YES / I hardwired mine to the battery through a relay and switch it using the oem pump wire

Does the car turn on and off the fuel pump as it needs it or is it always running when ignition is on? If it turns on and off on its own, will the surge tank struggle to fill as the 044 will keep stealing the fuel before it gets full?

Umm no, the factory lift should fill the surge tank, the fuel rail return should go to the surge tank and the overflow from the surge tank returns to the oem tank
The 044 picks up from the bottom of the surge tank


Or does the pump always run ? If it always runs then i cant see there being a problem. Just worried incase the ecu turns it on and off as it wants fuel. 

Mine runs all the time the ignition is on / theres no reson why you couldnt put a switch in the cockpit to isolate it as well.


----------



## pupsi (Aug 29, 2006)

And install a bigger inlet return on to the main tank (enlarge the original) for the return from the surge tank.

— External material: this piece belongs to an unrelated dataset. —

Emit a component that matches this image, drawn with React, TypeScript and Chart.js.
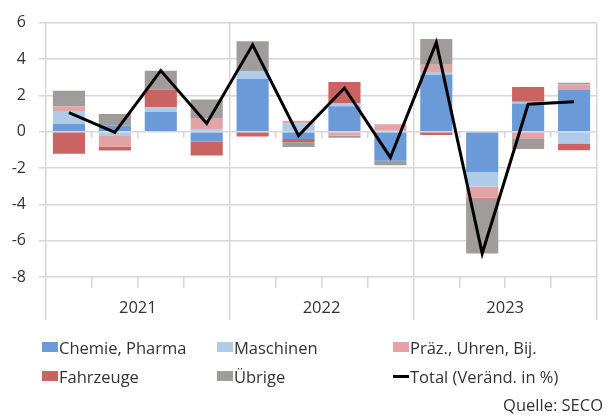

I didn't do it (being done now) I have 2 Bosch 044's and the pressure found the weakest spot in the welds and started leaking on the surge tank.


----------



## rb30r34 (Jun 30, 2008)

pupsi said:


> And install a bigger inlet return on to the main tank (enlarge the original) for the return from the surge tank. I didn't do it (being done now) I have 2 Bosch 044's and the pressure found the weakest spot in the welds and started leaking on the surge tank.

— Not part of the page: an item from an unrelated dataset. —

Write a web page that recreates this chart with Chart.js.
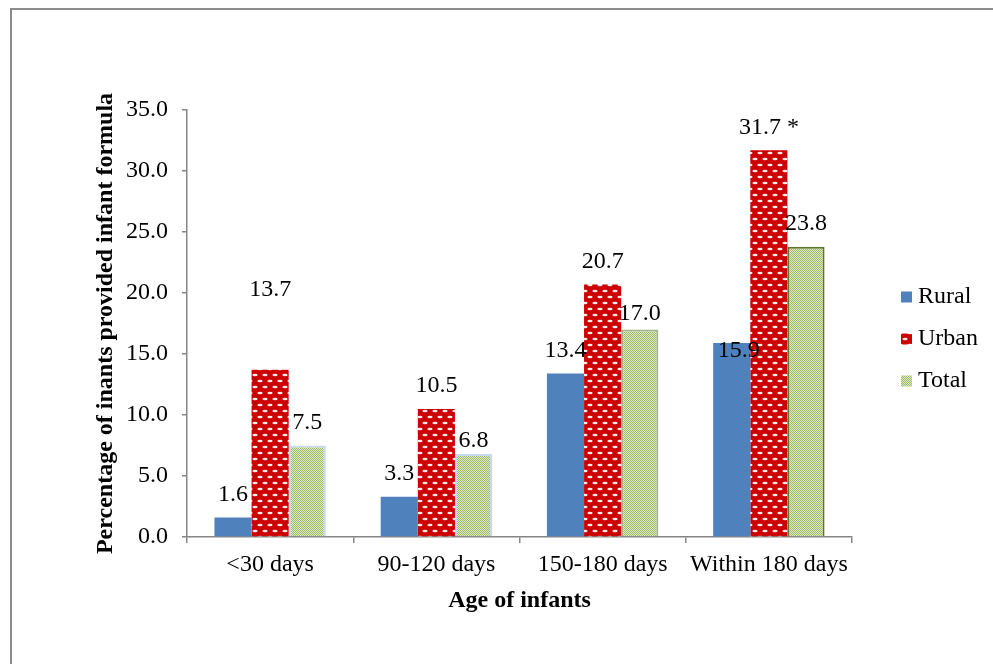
<!DOCTYPE html>
<html>
<head>
<meta charset="utf-8">
<title>Infant formula by age</title>
<script src="https://cdn.jsdelivr.net/npm/chart.js@4"></script>
<style>
  body { margin: 0; background: #fff; }
  #frame {
    position: absolute; left: 10px; top: 8px; width: 1200px; height: 900px;
    border-left: 2px solid #8c8c8c; border-top: 2px solid #8c8c8c;
  }
  #wrap { position: absolute; left: 0; top: 0; width: 993px; height: 664px; }
</style>
</head>
<body>
<div id="frame"></div>
<div id="wrap"><canvas id="chart" width="993" height="664"></canvas></div>
<script>
// Chart data
const categories = ["<30 days", "90-120 days", "150-180 days", "Within 180 days"];
const rural = [1.6, 3.3, 13.4, 15.9];
const urban = [13.7, 10.5, 20.7, 31.7];
const total = [7.5, 6.8, 17.0, 23.8];
const urbanNotes = ["", "", "", " *"];
const yTicks = [0, 5, 10, 15, 20, 25, 30, 35];

const FONT = "'Liberation Serif', 'Times New Roman', serif";
const SIZE = 24;

// Build the fill patterns used by Urban and Total
const makePattern = (w, h, paint) => {
  const c = document.createElement("canvas");
  c.width = w;
  c.height = h;
  paint(c.getContext("2d"));
  return document.getElementById("chart").getContext("2d").createPattern(c, "repeat");
};

const urbanPattern = makePattern(10, 12, (g) => {
  g.fillStyle = "#cc0000";
  g.fillRect(0, 0, 10, 12);
  g.fillStyle = "#ffe9e9";
  [[5, 3], [0, 9], [10, 9]].forEach(([x, y]) => {
    g.beginPath();
    g.ellipse(x, y, 2.6, 1.2, 0, 0, Math.PI * 2);
    g.fill();
  });
});

const totalPattern = makePattern(2, 2, (g) => {
  g.fillStyle = "#9cb965";
  g.fillRect(0, 0, 2, 2);
  g.fillStyle = "#e0e9ca";
  g.fillRect(1, 0, 1, 1);
  g.fillRect(0, 1, 1, 1);
});

// Small nudges for labels that were moved by hand in the original
const labelNudge = {
  "0:3": [7, 31],
  "1:0": [0, -57],
  "2:1": [0, 10],
  "2:2": [0, 7],
};

const valueLabels = {
  id: "valueLabels",
  afterDatasetsDraw(chart) {
    const { ctx } = chart;
    ctx.save();
    ctx.font = `${SIZE}px ${FONT}`;
    ctx.fillStyle = "#000";
    ctx.textAlign = "center";
    ctx.textBaseline = "middle";
    chart.data.datasets.forEach((ds, di) => {
      chart.getDatasetMeta(di).data.forEach((bar, i) => {
        const [dx, dy] = labelNudge[`${di}:${i}`] || [0, 0];
        const note = di === 1 ? urbanNotes[i] : "";
        ctx.fillText(ds.data[i].toFixed(1) + note, bar.x + dx, bar.y - 23 + dy);
      });
    });
    ctx.restore();
  },
};

const sideLegend = {
  id: "sideLegend",
  afterDraw(chart) {
    const { ctx } = chart;
    ctx.save();
    ctx.font = `${SIZE}px ${FONT}`;
    ctx.textBaseline = "middle";
    chart.data.datasets.forEach((ds, i) => {
      const y = 297 + i * 42;
      ctx.fillStyle = ds.legendFill;
      ctx.fillRect(901, y - 5.5, 11, 11);
      ctx.fillStyle = "#000";
      ctx.fillText(ds.label, 918, y);
    });
    ctx.restore();
  },
};

const data = {
  labels: categories,
  datasets: [
    {
      label: "Rural",
      data: rural,
      backgroundColor: "#4f81bd",
      legendFill: "#4f81bd",
    },
    {
      label: "Urban",
      data: urban,
      backgroundColor: urbanPattern,
      legendFill: urbanPattern,
    },
    {
      label: "Total",
      data: total,
      backgroundColor: totalPattern,
      borderColor: ["#c6d9f1", "#c6d9f1", "#a3b38c", "#5f7530"],
      borderWidth: 2,
      legendFill: totalPattern,
    },
  ],
};

const axisColor = "#868686";

new Chart(document.getElementById("chart"), {
  type: "bar",
  data,
  options: {
    responsive: false,
    animation: false,
    categoryPercentage: 0.67,
    barPercentage: 1,
    layout: { padding: { left: 87, top: 110, right: 141, bottom: 45 } },
    plugins: { legend: { display: false }, tooltip: { enabled: false } },
    scales: {
      x: {
        offset: true,
        grid: { offset: true, drawOnChartArea: false, tickLength: 6, color: axisColor, lineWidth: 1.5 },
        border: { color: axisColor, width: 1.5 },
        ticks: { color: "#000", font: { family: FONT, size: SIZE }, padding: 7, maxRotation: 0 },
        title: { display: true, text: "Age of infants", color: "#000", font: { family: FONT, size: SIZE, weight: "bold" } },
        afterFit: (s) => { s.height = 82; },
      },
      y: {
        min: 0,
        max: 35,
        afterBuildTicks: (s) => { s.ticks = yTicks.map((v) => ({ value: v })); },
        grid: { drawOnChartArea: false, tickLength: 5, color: axisColor, lineWidth: 1.5 },
        border: { color: axisColor, width: 1.5 },
        ticks: {
          color: "#000",
          font: { family: FONT, size: SIZE },
          padding: 14,
          callback: (v) => Number(v).toFixed(1),
        },
        title: {
          display: true,
          text: "Percentage of inants provided infant formula",
          color: "#000",
          font: { family: FONT, size: SIZE, weight: "bold" },
        },
        afterFit: (s) => { s.width = 100; },
      },
    },
  },
  plugins: [valueLabels, sideLegend],
});
</script>
</body>
</html>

Yes, this is important. The return must be able to handle more fuel than the pumps can flow.
This is because when the car is idling, both the lift pump and the return line is filling the tank. If the overflow line is to small to handle the flow of both pumps at the same time, the tank will pressurize.
This causes the surge tank to flex under pressure, which will result in a fracture of a weld over time. This will occur at the welds weakest point, usually in the middle of the longest weld on the tank.


----------



## mattysupra (Oct 31, 2008)

what size return pipe? I have done mine in -6. How do i connect a bigger pipe to the tank return? In fact how have you lot connect the braided hose to the top of the tank? And to the fuel lines leaving the tank to the engine? 

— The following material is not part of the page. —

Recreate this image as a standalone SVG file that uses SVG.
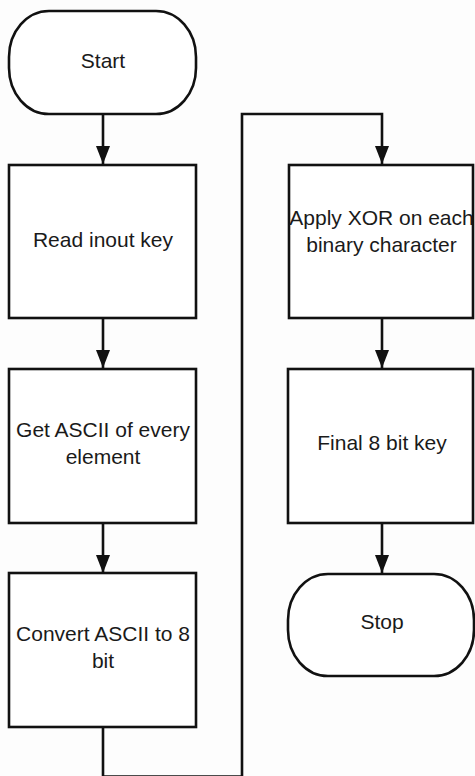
<svg xmlns="http://www.w3.org/2000/svg" width="475" height="776" viewBox="0 0 475 776">
<defs>
<marker id="arr" viewBox="0 0 18 14" refX="18" refY="7" markerWidth="18" markerHeight="14" markerUnits="userSpaceOnUse" orient="auto">
<path d="M0,0 L18,7 L0,14 Z" fill="#111"/>
</marker>
<style>
.shape{fill:#fff;stroke:#111;stroke-width:2.6}
.lbl{font-family:"Liberation Sans",Arial,sans-serif;font-size:21px;fill:#1a1a1a;text-anchor:middle}
.conn{fill:none;stroke:#111;stroke-width:2.6}
</style>
</defs>
<rect width="475" height="776" fill="#fdfdfd"/>
<g id="connectors">
<path class="conn" d="M103,114 L103,164" marker-end="url(#arr)"/>
<path class="conn" d="M103,318 L103,368" marker-end="url(#arr)"/>
<path class="conn" d="M103,523 L103,573" marker-end="url(#arr)"/>
<path class="conn" d="M103,727 L103,776.6 L242,776.6 L242,114 L382,114 L382,164" marker-end="url(#arr)"/>
<path class="conn" d="M382,318 L382,368" marker-end="url(#arr)"/>
<path class="conn" d="M382,523 L382,573" marker-end="url(#arr)"/>
</g>
<g id="start">
<rect class="shape" x="9" y="11" width="187" height="103" rx="40" ry="46"/>
<text class="lbl" x="103" y="68">Start</text>
</g>
<g id="read">
<rect class="shape" x="9" y="165" width="187" height="153"/>
<text class="lbl" x="103" y="247">Read inout key</text>
</g>
<g id="ascii">
<rect class="shape" x="9" y="369" width="187" height="154"/>
<text class="lbl" x="103" y="437">Get ASCII of every</text>
<text class="lbl" x="103" y="464">element</text>
</g>
<g id="convert">
<rect class="shape" x="9" y="573" width="187" height="154"/>
<text class="lbl" x="103" y="641">Convert ASCII to 8</text>
<text class="lbl" x="103" y="668">bit</text>
</g>
<g id="xor">
<rect class="shape" x="289" y="165" width="184" height="153"/>
<text class="lbl" x="381.5" y="225">Apply XOR on each</text>
<text class="lbl" x="381.5" y="252">binary character</text>
</g>
<g id="final">
<rect class="shape" x="288" y="369" width="185" height="154"/>
<text class="lbl" x="382" y="450">Final 8 bit key</text>
</g>
<g id="stop">
<rect class="shape" x="288" y="574" width="186" height="102" rx="40" ry="46"/>
<text class="lbl" x="382" y="629">Stop</text>
</g>
</svg>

Will i still need to inlarge the return with one 044 and the standard pump in the tank? Im looking at 600bhp so i think im just about covered running one 044 am i not?


----------



## miragev (Apr 11, 2007)

can we get some pictures of this up so it can be explained it detail as a reference for the future


----------



## AlexH (Aug 17, 2008)

miragev said:


> can we get some pictures of this up so it can be explained it detail as a reference for the future




thats a real good idea, im plumbing in a tank soon too and these questions were about to be asked too, but matt beat me to it and i found tyhis thread with the search engine


alex


----------



## Adam Kindness (Jun 22, 2002)

this is roughly how mine is plumbed in (ignore the addion of a fuel sampler coupling). I have twin pumps and twin 'feed' lines running to a twin entry fuel rail though, with a single return from the rail to the top of the surge tank.


----------



## Adam Kindness (Jun 22, 2002)

wiring wise: I have my external pumps wired direct from the battery off a fused relay. The relay is switched by the OE pump.


----------



## Adam Kindness (Jun 22, 2002)




----------



## mattysupra (Oct 31, 2008)

Why is your fuel filter on the return? should that not be inline with your tomei pump or just after the surge tank before your 044's?


----------



## Adam Kindness (Jun 22, 2002)

prob buggered that bit up in the diagram.... its prob on the feed from the OE tank to swirl.


----------



## mattysupra (Oct 31, 2008)

Adam Kindness said:


> prob buggered that bit up in the diagram.... its on the feed from the OE tank to swirl.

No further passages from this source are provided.